Hi all, this is my training graphs of PPO (grey) vs SAC(Orange). I am training a car to drive in lane.
7403765--904976--upload_2021-8-10_10-47-16.png

The PPO agent has no issue, but during training, the SAC agent will just stop moving all of a sudden as though its taking a break, then continue driving after a random period of time. It’s performance is also observed to be decreasing as well as it sometimes just drives out of its lane. PPO does not experience this problem at all.

mlagents2.1.0

Hi, SAC will “stop” very often because it needs to update the policy. SAC is an off-policy algorithm, meaning that it can use a lot more data than PPO (hence the updates can be a lot longer). If your environment does not rely on “realtime” time, then training should be fine. SAC and PPO do not perform similarly depending on the environment, some environments are easier for PPO to solve, this might be the case here.

Hi @vincentpierre , when i mentioned “stop” its not for updating the policy though. The car literally slows down gradually to a stop and stops moving for awhile even though the policy is not being updated. I know this because when the policy updates, my unity “freezes” for like a second, but in this case, the car doesnt move for over a number of “freezes” (policy updates). Unless “freezing” doesnt mean the policy is updating I might be wrong

Strange that SAC would send a constant action for not moving. It could be because the entropy target is too low.
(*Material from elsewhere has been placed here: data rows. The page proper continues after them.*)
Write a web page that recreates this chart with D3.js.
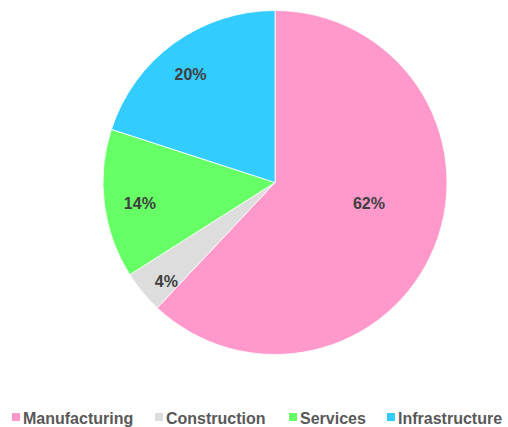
<!DOCTYPE html>
<html lang="en">
<head>
    <meta charset="UTF-8">
    <title>Sector Share Pie</title>
    <style>
        body { margin: 0; background: #fff; }
        svg { display: block; font-family: "Liberation Sans", Arial, sans-serif; }
    </style>
</head>
<body>
    <div id="content"></div>
    <script src="https://d3js.org/d3.v7.min.js"></script>
    <script>
        // chart values
        var categories = ["Manufacturing", "Construction", "Services", "Infrastructure"];
        var values = [62, 4, 14, 20];
        var colors = ["#ff99cc", "#dddddd", "#66ff66", "#33ccff"];

        var width = 508, height = 427;
        var cx = 275, cy = 182.5, radius = 172;

        var svg = d3.select("#content")
            .append("svg")
            .attr("width", width)
            .attr("height", height);

        var g = svg.append("g")
            .attr("transform", "translate(" + cx + "," + cy + ")");

        var pie = d3.pie().sort(null).value(function (d) { return d; });
        var arcs = pie(values);

        var arc = d3.arc().innerRadius(0).outerRadius(radius);

        g.selectAll("path")
            .data(arcs)
            .enter()
            .append("path")
            .attr("d", arc)
            .style("fill", function (d, i) { return colors[i]; })
            .style("stroke", "#fff")
            .style("stroke-width", 0.8);

        // label placement: thin slices push the label out toward the rim,
        // the big slice keeps it nearer the centre
        function labelPos(d) {
            var span = d.endAngle - d.startAngle;
            var a, rr;
            if (span > Math.PI) {
                a = d.startAngle + span * 0.46;
                rr = radius * 0.56;
            } else if (d.data < 5) {
                a = d.startAngle + span * 0.3;
                rr = radius * 0.856;
            } else {
                a = d.startAngle + span * 0.47;
                rr = radius * 0.795;
            }
            return [rr * Math.sin(a), -rr * Math.cos(a)];
        }

        g.selectAll("text.lbl")
            .data(arcs)
            .enter()
            .append("text")
            .attr("class", "lbl")
            .attr("x", function (d) { return labelPos(d)[0]; })
            .attr("y", function (d) { return labelPos(d)[1]; })
            .attr("text-anchor", "middle")
            .attr("dominant-baseline", "central")
            .style("font-size", "16px")
            .style("font-weight", "bold")
            .style("fill", "#404040")
            .text(function (d) { return d.data + "%"; });

        // legend along the bottom
        var legendX = d3.scaleOrdinal()
            .domain(categories)
            .range([12, 155, 289, 387]);

        var legend = svg.append("g")
            .selectAll("g")
            .data(categories)
            .enter()
            .append("g")
            .attr("transform", function (d) { return "translate(" + legendX(d) + ",413)"; });

        legend.append("rect")
            .attr("width", 8)
            .attr("height", 8)
            .style("fill", function (d, i) { return colors[i]; });

        legend.append("text")
            .attr("x", 11)
            .attr("y", 10.5)
            .style("font-size", "16px")
            .style("font-weight", "bold")
            .style("fill", "#595959")
            .text(function (d) { return d; });
    </script>
</body>
</html>
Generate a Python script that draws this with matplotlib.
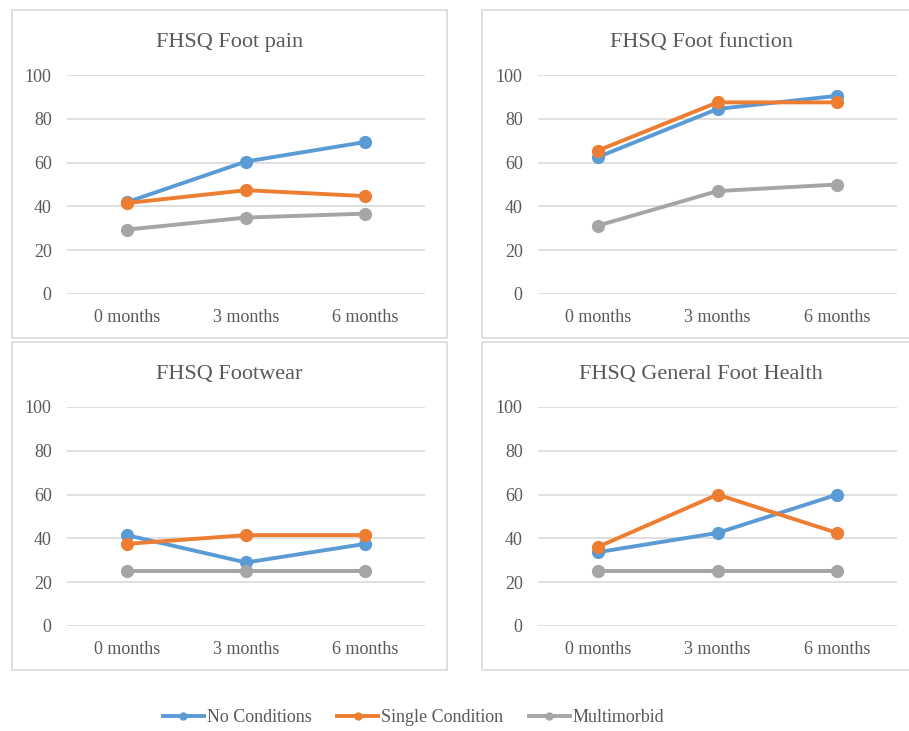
import matplotlib
matplotlib.use("Agg")
import matplotlib.pyplot as plt
from matplotlib.patches import Rectangle
from matplotlib.lines import Line2D

plt.rcParams['font.family'] = ['Liberation Serif', 'DejaVu Serif']

months = ['0 months', '3 months', '6 months']
series_names = ['No Conditions', 'Single Condition', 'Multimorbid']
colors = ['#5B9BD5', '#ED7D31', '#A5A5A5']

titles = ['FHSQ Foot pain', 'FHSQ Foot function', 'FHSQ Footwear', 'FHSQ General Foot Health']

pain_none = [41.9, 60.5, 69.4]
pain_single = [41.5, 47.4, 44.7]
pain_multi = [29.4, 34.9, 36.7]

func_none = [62.5, 84.5, 90.5]
func_single = [65.5, 87.5, 87.5]
func_multi = [31.2, 47.0, 50.0]

wear_none = [41.5, 29.0, 37.5]
wear_single = [37.5, 41.5, 41.5]
wear_multi = [25.0, 25.0, 25.0]

gen_none = [33.7, 42.5, 60.0]
gen_single = [36.1, 60.0, 42.5]
gen_multi = [25.0, 25.0, 25.0]

panel_data = [
    [pain_none, pain_single, pain_multi],
    [func_none, func_single, func_multi],
    [wear_none, wear_single, wear_multi],
    [gen_none, gen_single, gen_multi],
]

W, H = 909, 731
fig = plt.figure(figsize=(W / 100, H / 100), dpi=100)

# pixel layout: (axes left, right, top, bottom), (box left, right, top, bottom), title y
layout = [
    ((67, 425, 75, 294), (12, 447, 10, 338), 42),
    ((538, 897, 75, 294), (482, 920, 10, 338), 42),
    ((67, 425, 407, 626), (12, 447, 342, 670), 374),
    ((538, 897, 407, 626), (482, 920, 342, 670), 374),
]

txt = '#595959'
grid = '#D9D9D9'

for i, (ax_px, box_px, ty) in enumerate(layout):
    bl, br, bt, bb = box_px
    fig.patches.append(Rectangle((bl / W, 1 - bb / H), (br - bl) / W, (bb - bt) / H,
                                 transform=fig.transFigure, fill=False,
                                 edgecolor=grid, linewidth=1.2))
    l, r, t, b = ax_px
    ax = fig.add_axes([l / W, 1 - b / H, (r - l) / W, (b - t) / H])
    x = range(len(months))
    for vals, c in zip(panel_data[i], colors):
        ax.plot(x, vals, color=c, lw=2.8, marker='o', ms=8.5, clip_on=False, zorder=3)
    ax.set_xlim(-0.5, 2.5)
    ax.set_ylim(0, 100)
    ax.set_yticks([0, 20, 40, 60, 80, 100])
    ax.set_xticks(list(x))
    ax.set_xticklabels(months)
    ax.grid(axis='y', color=grid, lw=1.2)
    ax.set_axisbelow(True)
    for s in ax.spines.values():
        s.set_visible(False)
    ax.tick_params(axis='both', length=0, labelsize=13, colors=txt)
    ax.tick_params(axis='y', pad=11)
    ax.tick_params(axis='x', pad=11)
    fig.text((bl + br) / 2 / W, 1 - ty / H, titles[i], ha='center', va='center',
             fontsize=16, color=txt)

handles = [Line2D([], [], color=c, lw=2.8, marker='o', ms=5) for c in colors]
fig.legend(handles, series_names, loc='center', bbox_to_anchor=(413.5 / W, 1 - 718 / H),
           ncol=3, frameon=False, fontsize=13, handlelength=2.3, handletextpad=0.15,
           columnspacing=1.4, labelcolor=txt)

fig.savefig('out.png', dpi=100)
Does moving yields some rewards (or at least avoids some penalties)? SAC should take very frequent random actions so I am quite surprised. Is it easy for the car to move or does it require the agent to maintain the forward button for a while to move? Maybe you could try with an extra reward for moving?

Yup I had a multiplier corresponding to the agent’s forward velocity. It moves perfectly fine for for other parts of the track. only a certain stretch of track (which isn’t a sharp turn or anything difficult) has this ‘decelerate to a stop’ issue

Is there something specific happening in this part of the track? Are the observations all right around that spot or do they take values unseen so far? Maybe there is an invisible collider that confuses the raycasts ?
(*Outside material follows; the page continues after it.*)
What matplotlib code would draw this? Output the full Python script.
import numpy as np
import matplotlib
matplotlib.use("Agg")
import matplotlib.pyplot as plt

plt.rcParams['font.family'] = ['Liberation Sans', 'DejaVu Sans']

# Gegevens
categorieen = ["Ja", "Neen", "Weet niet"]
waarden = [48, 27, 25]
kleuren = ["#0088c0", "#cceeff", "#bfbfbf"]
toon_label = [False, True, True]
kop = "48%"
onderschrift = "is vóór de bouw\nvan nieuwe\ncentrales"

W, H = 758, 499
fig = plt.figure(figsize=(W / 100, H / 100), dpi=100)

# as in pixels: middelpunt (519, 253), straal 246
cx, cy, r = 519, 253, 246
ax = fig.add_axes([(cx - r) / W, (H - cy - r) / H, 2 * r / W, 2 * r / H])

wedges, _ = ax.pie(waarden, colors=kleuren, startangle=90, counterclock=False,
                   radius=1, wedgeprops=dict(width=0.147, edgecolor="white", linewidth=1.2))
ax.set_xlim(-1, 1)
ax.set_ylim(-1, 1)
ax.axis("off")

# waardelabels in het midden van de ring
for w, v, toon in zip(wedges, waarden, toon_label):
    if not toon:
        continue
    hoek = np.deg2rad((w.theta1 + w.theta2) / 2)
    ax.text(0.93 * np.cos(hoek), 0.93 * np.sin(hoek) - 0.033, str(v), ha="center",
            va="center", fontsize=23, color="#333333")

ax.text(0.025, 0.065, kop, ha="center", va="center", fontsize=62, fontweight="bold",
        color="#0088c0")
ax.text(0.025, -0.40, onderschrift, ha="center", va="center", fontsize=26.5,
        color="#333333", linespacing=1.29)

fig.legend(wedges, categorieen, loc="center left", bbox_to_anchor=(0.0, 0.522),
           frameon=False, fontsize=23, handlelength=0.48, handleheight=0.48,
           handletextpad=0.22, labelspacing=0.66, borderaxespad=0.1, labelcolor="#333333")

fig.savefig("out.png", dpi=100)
@vincentpierre nope its a perfectly normal part of the track. nothing wrong with the colliders as well. PPO trains perfectly with no issue so could it be something wrong with the SAC algo?
Also, can i check what is the supposed behaviour of entropy for SAC? Thanks!
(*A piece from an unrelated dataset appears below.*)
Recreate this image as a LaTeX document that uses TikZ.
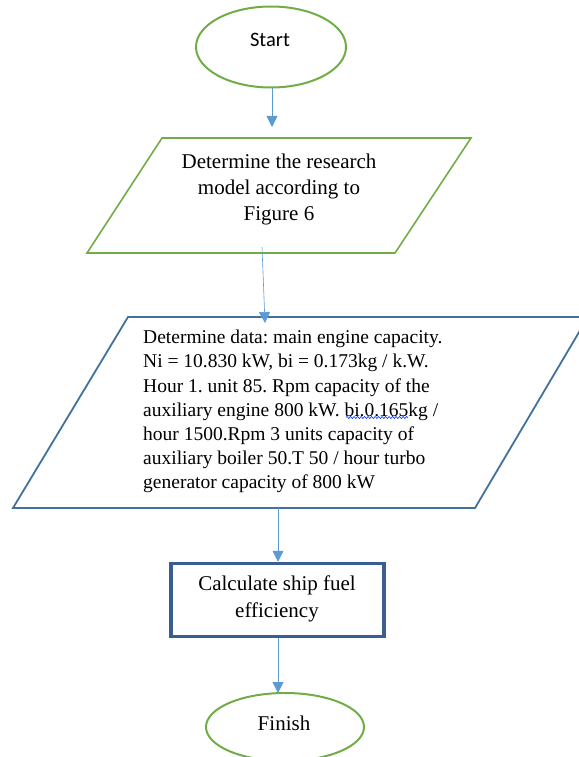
\documentclass[tikz,border=0pt]{standalone}
\usepackage{fontspec}
\setmainfont{Liberation Serif}
\newfontfamily\calib{Carlito}
\usetikzlibrary{arrows.meta,shapes.geometric,decorations.pathmorphing}
\definecolor{ogreen}{HTML}{70AD47}
\definecolor{oblue}{HTML}{5B9BD5}
\definecolor{pblue}{HTML}{41719C}
\definecolor{rblue}{HTML}{3A5F8F}
\frenchspacing
\tikzset{
  x=1pt, y=-1pt,
  flowarrow/.style={draw=oblue, line width=0.9pt, -{Triangle[width=11pt,length=11pt]}},
  termshape/.style={ellipse, draw=ogreen, line width=2pt, inner sep=0pt},
  txt/.style={inner sep=0pt, text=black},
}
\begin{document}
\begin{tikzpicture}
\useasboundingbox (0,0) rectangle (578,757);
% Start
\node[termshape, minimum width=150pt, minimum height=81pt] (start) at (271,47) {};
\node[txt, anchor=base, font=\calib\fontsize{20.5}{24}\selectfont] (starttext) at (270,47) {Start};
% Parallelogram 1
\coordinate (p1a) at (162,138);
\coordinate (p1b) at (471,138);
\coordinate (p1c) at (395,253);
\coordinate (p1d) at (87,253);
\draw[ogreen, line width=1.6pt, line join=miter] (p1a) -- (p1b) -- (p1c) -- (p1d) -- cycle;
\node[txt, anchor=north, align=center, font=\fontsize{21}{26}\selectfont] (model) at (279,153.7)
  {Determine the research\\model according to\\Figure 6};
% Parallelogram 2
\coordinate (p2a) at (128,317);
\coordinate (p2b) at (588,317);
\coordinate (p2c) at (475,508);
\coordinate (p2d) at (13,508);
\draw[pblue, line width=1.8pt, line join=miter] (p2a) -- (p2b) -- (p2c) -- (p2d) -- cycle;
\node[txt, anchor=north west, align=left, font=\fontsize{19.5}{24.2}\selectfont] (data) at (143,330)
  {Determine data: main engine capacity.\\
   Ni = 10.830 kW, bi = 0.173kg / k.W.\\
   Hour 1. unit 85. Rpm capacity of the\\
   auxiliary engine 800 kW. bi.0.165kg /\\
   hour 1500.Rpm 3 units capacity of\\
   auxiliary boiler 50.T 50 / hour turbo\\
   generator capacity of 800 kW};
\coordinate (w1) at (346,417.5);
\coordinate (w2) at (408,417.5);
\draw[blue!80!cyan, line width=0.6pt, decorate, decoration={snake, amplitude=1pt, segment length=3.5pt}] (w1) -- (w2);
% Rectangle
\node[draw=rblue, line width=3.5pt, minimum width=213pt, minimum height=73pt, inner sep=0pt] (calc) at (277.5,600) {};
\node[txt, anchor=north, align=center, font=\fontsize{21}{27}\selectfont] (calctext) at (277,575.7)
  {Calculate ship fuel\\efficiency};
% Finish
\node[termshape, minimum width=158pt, minimum height=68pt] (finish) at (285,727) {};
\node[txt, anchor=base, font=\fontsize{21}{25}\selectfont] (finishtext) at (284,730) {Finish};
% Connectors
\coordinate (a1e) at (272,127);
\coordinate (a2s) at (262,247);
\coordinate (a2e) at (265,323);
\coordinate (a3s) at (278,508);
\coordinate (a4e) at (278,693);
\draw[flowarrow] (start.south -| a1e) -- (a1e);
\draw[flowarrow, line width=0.6pt] (a2s) -- (a2e);
\draw[flowarrow] (a3s) -- (calc.north -| a3s);
\draw[flowarrow] (calc.south -| a4e) -- (a4e);
\end{tikzpicture}
\end{document}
Entropy is supposed to eventually go down when using PPO or SAC as the algorithm gains more confidence. SAC is much more useful in stationary environments. From this issue, I cannot tell what could be the cause of this failure of SAC.

sorry just to clarify, from what i know, SAC tries to maximise entropy. but in this case, it goes down and its lower than PPO?
orange = PPO
blue = SAC
7512409--926294--upload_2021-9-22_10-55-26.png